Imagen 3 wins for hands-off, hosted, safety-tuned image generation inside a Google-centric stack — especially when you need reliable text rendering for posters and ads. Stable Diffusion 3.5 Large wins when you care about cost at volume, licence flexibility, LoRA-style fine-tuning, or running on your own GPUs. VSET-style student projects usually prefer SD 3.5 Large because they can actually train on top of it.

When to choose each

Choose Google Imagen 3 if…

  • You're on Google Cloud / Vertex and want hosted image generation.
  • You need strong text-in-image with minimum prompt engineering.
  • You want built-in safety and IP-filtering.
  • You don't need fine-tuning or custom styles.

Choose Stable Diffusion 3.5 Large if…

  • You need on-prem or air-gapped image generation.
  • You want to fine-tune on a brand or character via LoRA / DreamBooth.
  • Per-image cost must scale to zero once the GPU is owned.
  • You're building a research or VSET lab pipeline around open weights.

Frequently asked questions

Is Stable Diffusion 3.5 Large good enough for production?

For most creative and marketing-adjacent workloads, yes — it's close to Imagen 3 on quality and much more flexible.

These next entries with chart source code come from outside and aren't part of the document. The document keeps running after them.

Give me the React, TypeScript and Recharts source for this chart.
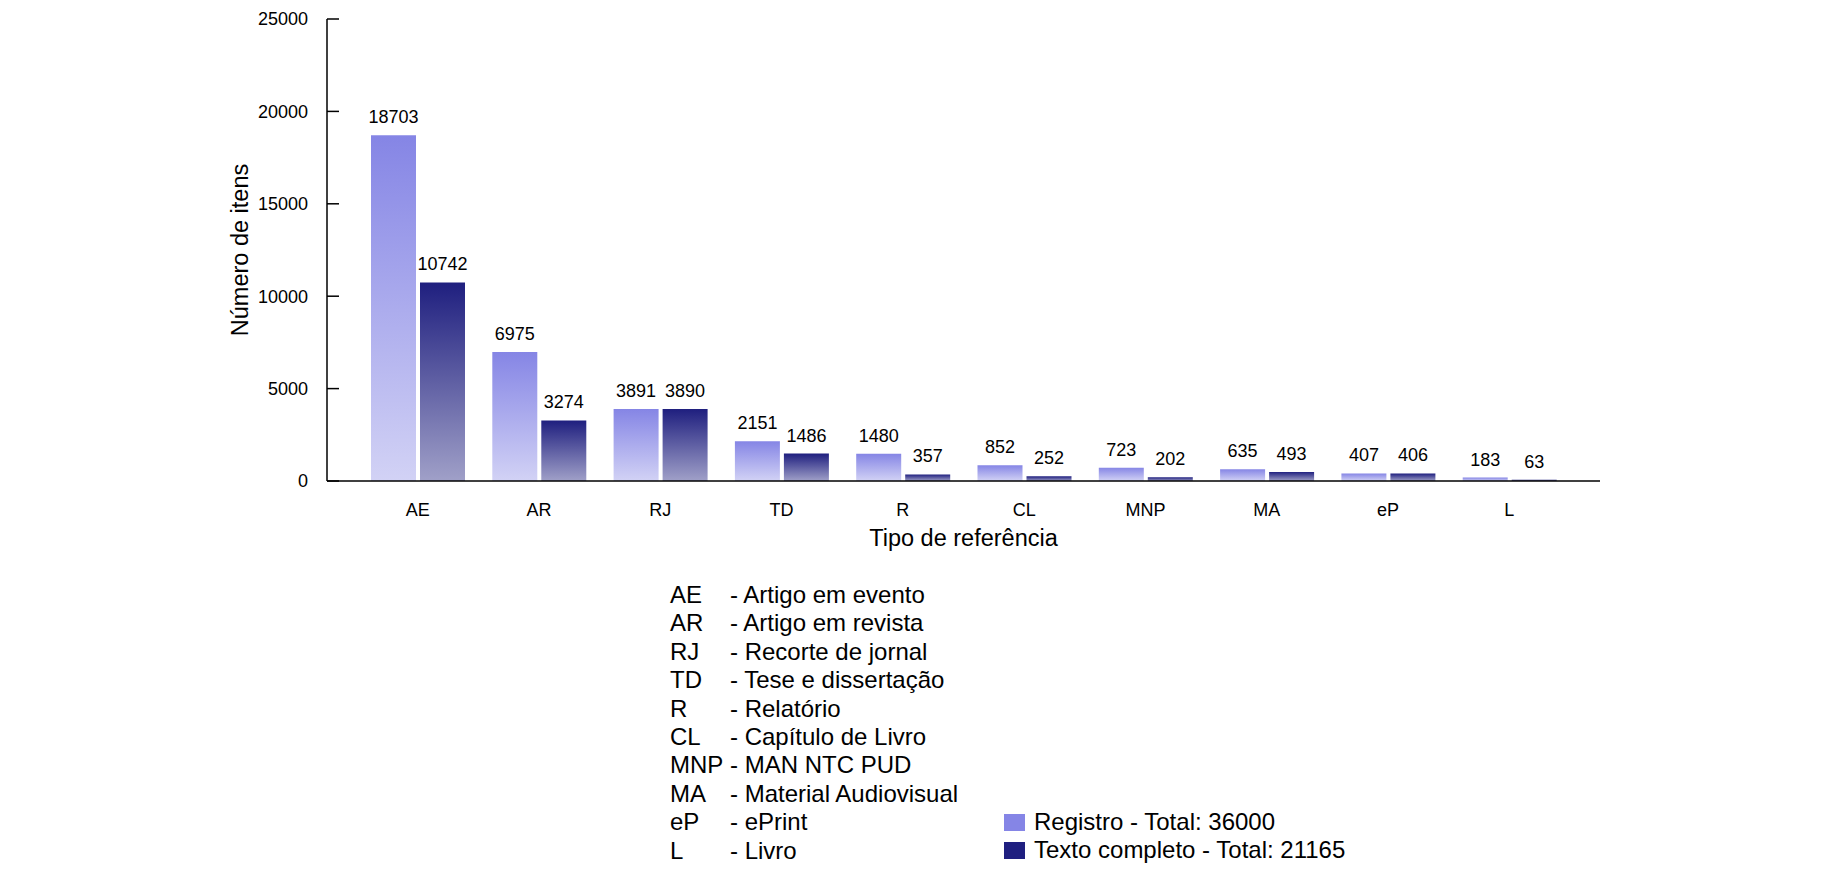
import React from "react";
import { Bar, BarChart, LabelList, XAxis, YAxis } from "recharts";

const categories = ["AE", "AR", "RJ", "TD", "R", "CL", "MNP", "MA", "eP", "L"];
const registro = [18703, 6975, 3891, 2151, 1480, 852, 723, 635, 407, 183];
const textoCompleto = [10742, 3274, 3890, 1486, 357, 252, 202, 493, 406, 63];
const yTicks = [0, 5000, 10000, 15000, 20000, 25000];

const siglas = ["AE", "AR", "RJ", "TD", "R", "CL", "MNP", "MA", "eP", "L"];
const descricoes = [
  "- Artigo em evento",
  "- Artigo em revista",
  "- Recorte de jornal",
  "- Tese e dissertação",
  "- Relatório",
  "- Capítulo de Livro",
  "- MAN NTC PUD",
  "- Material Audiovisual",
  "- ePrint",
  "- Livro",
];
const seriesNames = ["Registro - Total: 36000", "Texto completo - Total: 21165"];
const seriesColors = ["#8585e6", "#1f1f80"];

const data = categories.map((c, i) => ({
  tipo: c,
  registro: registro[i],
  texto: textoCompleto[i],
}));

const FONT = "'Liberation Sans', Arial, Helvetica, sans-serif";

// y ticks point inward (into the plot), label sits left of the axis
function YTick(props: any) {
  const { x, y, payload } = props;
  return (
    <g>
      <line x1={x + 19} y1={y} x2={x + 31} y2={y} stroke="#000" strokeWidth={1.5} />
      <text x={x} y={y} dy="0.35em" textAnchor="end" fontSize={18} fontFamily={FONT} fill="#000">
        {payload.value}
      </text>
    </g>
  );
}

export default function App() {
  return (
    <div style={{ position: "absolute", left: 0, top: 0, width: 1826, height: 876, background: "#fff" }}>
      <BarChart
        width={1826}
        height={876}
        data={data}
        margin={{ top: 19, right: 226, bottom: 0, left: 0 }}
        barSize={45}
        barGap={4}
      >
        <defs>
          <linearGradient id="gradRegistro" x1="0" y1="0" x2="0" y2="1">
            <stop offset="0%" stopColor="#8585e5" />
            <stop offset="100%" stopColor="#d2d2f5" />
          </linearGradient>
          <linearGradient id="gradTexto" x1="0" y1="0" x2="0" y2="1">
            <stop offset="0%" stopColor="#1f1f7f" />
            <stop offset="100%" stopColor="#a0a0c8" />
          </linearGradient>
        </defs>
        <XAxis
          dataKey="tipo"
          height={395}
          tickLine={false}
          tickSize={0}
          tickMargin={22}
          padding={{ left: 30, right: 30 }}
          axisLine={{ stroke: "#000", strokeWidth: 1.5 }}
          tick={{ fontSize: 18, fontFamily: FONT, fill: "#000" }}
          label={{
            value: "Tipo de referência",
            position: "insideTop",
            offset: 48,
            fontSize: 23.5,
            fontFamily: FONT,
            fill: "#000",
          }}
        />
        <YAxis
          width={327}
          domain={[0, 25000]}
          ticks={yTicks}
          interval={0}
          tickLine={false}
          tickSize={10}
          tickMargin={9}
          axisLine={{ stroke: "#000", strokeWidth: 1.5 }}
          tick={<YTick />}
          label={{
            value: "Número de itens",
            angle: -90,
            position: "center",
            dx: 76,
            fontSize: 23.5,
            fontFamily: FONT,
            fill: "#000",
          }}
        />
        <Bar dataKey="registro" fill="url(#gradRegistro)" isAnimationActive={false}>
          <LabelList dataKey="registro" position="top" offset={12} fontSize={18} fontFamily={FONT} fill="#000" />
        </Bar>
        <Bar dataKey="texto" fill="url(#gradTexto)" isAnimationActive={false}>
          <LabelList dataKey="texto" position="top" offset={12} fontSize={18} fontFamily={FONT} fill="#000" />
        </Bar>
      </BarChart>

      <div style={{ position: "absolute", left: 670, top: 581, fontFamily: FONT, fontSize: 24, lineHeight: "28.4px", color: "#000" }}>
        {siglas.map((s, i) => (
          <div key={s} style={{ display: "flex", whiteSpace: "nowrap" }}>
            <span style={{ width: 60, display: "inline-block" }}>{s}</span>
            <span>{descricoes[i]}</span>
          </div>
        ))}
      </div>

      <div style={{ position: "absolute", left: 1004, top: 808, fontFamily: FONT, fontSize: 24, lineHeight: "28.4px", color: "#000" }}>
        {seriesNames.map((n, i) => (
          <div key={n} style={{ display: "flex", alignItems: "center", whiteSpace: "nowrap" }}>
            <span style={{ width: 21, height: 17, background: seriesColors[i], display: "inline-block", marginRight: 9 }} />
            <span>{n}</span>
          </div>
        ))}
      </div>
    </div>
  );
}
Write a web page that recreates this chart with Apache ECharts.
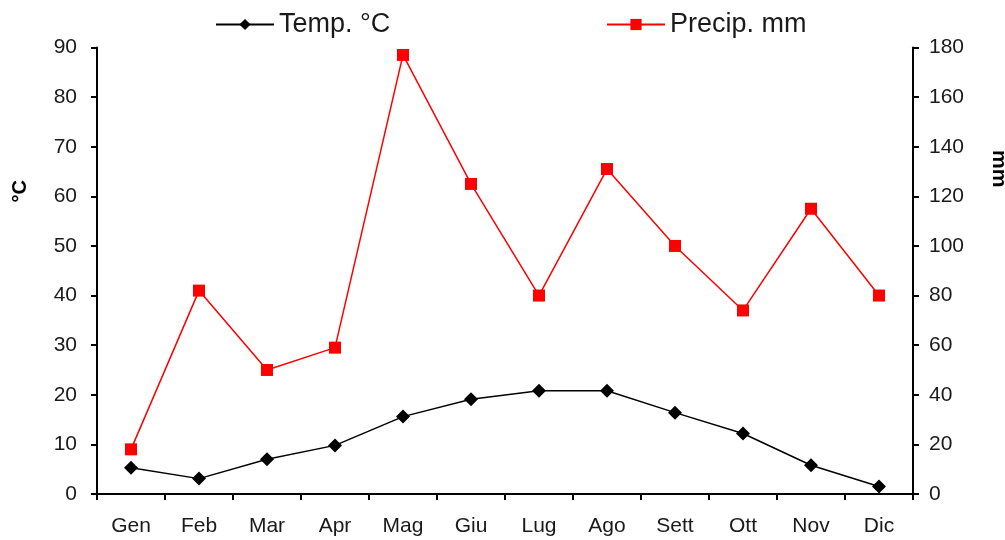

For very safety-sensitive enterprise uses, Imagen 3's built-in filters may still justify the hosted API.

Can VSET students run Stable Diffusion 3.5 Large on IDEA Lab GPUs?

Yes. An 8B MM-DiT model fits comfortably on a single 24GB GPU for inference, and LoRA fine-tuning is realistic on the same hardware.

Which is better for Indian-language prompts and cultural context?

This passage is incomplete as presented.